David Cross was the least experienced of the five-piece Crimson, and the last to join. The only other rock-and-roll violinists that come to mind are Papa John Creach and Jean-Luc Ponty, so David was already special. He was playing with a group called Waves, who were trying to get managed by EG – who managed King Crimson. Fripp attended a Waves gig one night and invited David to rehearsal. It was the same night as David’s grandpa’s funeral, but he soon realized you do not say no to Fripp.

In July of 1972, a new King Crimson was announced in Melody Maker; its headline boldly stating Bill left Yes to join.
The general consensus was: “Has he lost his goddamn mind?”
A journalist compared Bill quitting Yes to “Rolls quitting Royce,” while Chris Squire was convinced Fripp cast a spell on him! Bill admit later on, “I was thrilled to be part of it, although I’m not sure I really knew what I was getting myself into.”
Fripp’s goal with this iteration of King Crimson was to tap into the energy of American rock-and-rollers like Jimi Hendrix, while using the musical vocabulary of European classical music. “‘What would Hendrix sound like playing The ROS (sic) or a Bartok string quartet?’” Fripp wrote in his online diary in 2001. “If an older man might look back at this and be struck by that young man's arrogance, well, an ignorance of limitations sometimes allows the young...to achieve impossible things!” Bill later described this Crimson as,
“...a bit like Miles Davis – you pick five interesting guys, lock them in a room together, and try to extract a collision of experiences from them. And if they make an album without actually killing each other first, it will at least be an interesting album.”
quoted from: Mike Barnes, “How King Crimson made Larks’ Tongues in Aspic.” Louder Sound, 3/23/2024.
Despite Fripp boasting that this group would be together “for two or three years,” the cracks were already beginning to show.
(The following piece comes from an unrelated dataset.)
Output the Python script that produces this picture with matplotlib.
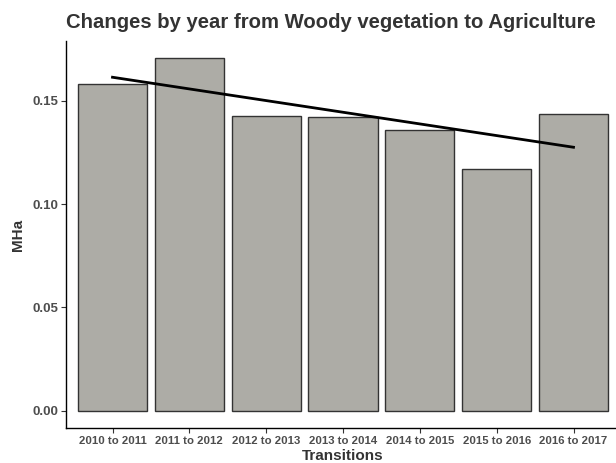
import matplotlib
matplotlib.use("Agg")
import matplotlib.pyplot as plt
import numpy as np

transitions = ["2010 to 2011", "2011 to 2012", "2012 to 2013", "2013 to 2014",
               "2014 to 2015", "2015 to 2016", "2016 to 2017"]
mha = [0.1584, 0.1707, 0.1428, 0.1423, 0.1358, 0.1173, 0.1436]
# linear trend line end points (first and last transition)
trend = [0.1615, 0.1276]

plt.rcParams['font.family'] = ['Liberation Sans', 'DejaVu Sans']

W, H = 616, 463
fig = plt.figure(figsize=(W / 100, H / 100), dpi=100)
# plot panel in pixels: left 66.4, right 619.6, top 40.7, bottom 428.3
ax = fig.add_axes([66.4 / W, 1 - 428.3 / H, (619.6 - 66.4) / W, (428.3 - 40.7) / H])

x = np.arange(1, len(transitions) + 1)
ax.bar(x, mha, width=0.9, color='#adaca6', edgecolor='#333333', linewidth=1.0, zorder=2)
ax.plot([x[0], x[-1]], trend, color='black', linewidth=2.0, zorder=3)

ax.set_xlim(0.4, len(transitions) + 0.6)
ax.set_ylim(-0.0085, 0.1792)
ax.set_xticks(x)
ax.set_xticklabels(transitions, fontsize=8.2, fontweight='bold', color='#4d4d4d')
ax.set_yticks([0.0, 0.05, 0.10, 0.15])
ax.set_yticklabels(["0.00", "0.05", "0.10", "0.15"], fontsize=9.5, fontweight='bold', color='#4d4d4d')
ax.tick_params(axis='both', length=3.5, width=0.8, color='#333333', pad=2)

for side in ['top', 'right']:
    ax.spines[side].set_visible(False)
for side in ['left', 'bottom']:
    ax.spines[side].set_linewidth(1.0)
    ax.spines[side].set_color('black')

ax.set_xlabel("Transitions", fontsize=11, fontweight='bold', color='#333333', labelpad=2)
ax.set_ylabel("MHa", fontsize=11, fontweight='bold', color='#333333', labelpad=6)
fig.text(331 / W, 1 - 22 / H, "Changes by year from Woody vegetation to Agriculture",
         ha='center', va='center', fontsize=14.6, fontweight='bold', color='#333333')

fig.savefig("out.png", dpi=100)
Bill remembers rehearsals being labored at best, excruciating at worst. “There were a lot of people sitting staring at their feet trying hard to find something that somebody else would like. On the whole, a wretched and expensive way to make music…” He had great difficulty gelling with a second drummer, even getting so frustrated on one occasion that he cried. He eventually surrendered to Jamie’s absurdity; indulging him in crawling around rehearsal space and playing household objects. If I had a fucking nickel.
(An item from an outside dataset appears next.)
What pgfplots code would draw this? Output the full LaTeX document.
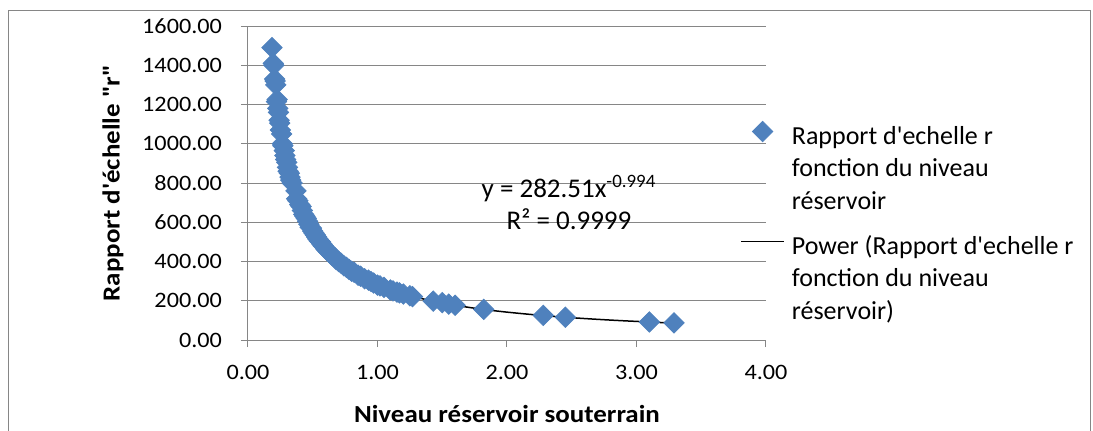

And, of course, there was the issue of working with Fripp.
“...one part Joseph Stalin, one part Mahatma Gandhi, and one part the Marquis de Sade.”
quoted from: Sam Sodomsky, “Red.” Pitchfork, 9/10/2017.
King Crimson mach five debuted in Germany, with a spot for the legendary music television show Beat Club. You can tell this lineup had only been rehearsing for a few weeks. “Larks’ Tongues in Aspic, Part One” is rough. Butit’s shocking how fully-formed it is so early on, and the band dynamics are on full display. David is visibly scared shitless, his eyes glued to Fripp. Fripp does not give him any ease. In Crimson, you were just supposed to Know Things. I can’t take my eyes off John, he’s so skinny and all hair. Jamie said he was trying to provoke Fripp in this performance and I believe it. If you were to transcribe his parts, it’d come out to the Wingdings font. And Bill’s inner monologue is something along the lines of, “What. Have I gotten myself into. Holy shit. Holy shit. I’m going to die.”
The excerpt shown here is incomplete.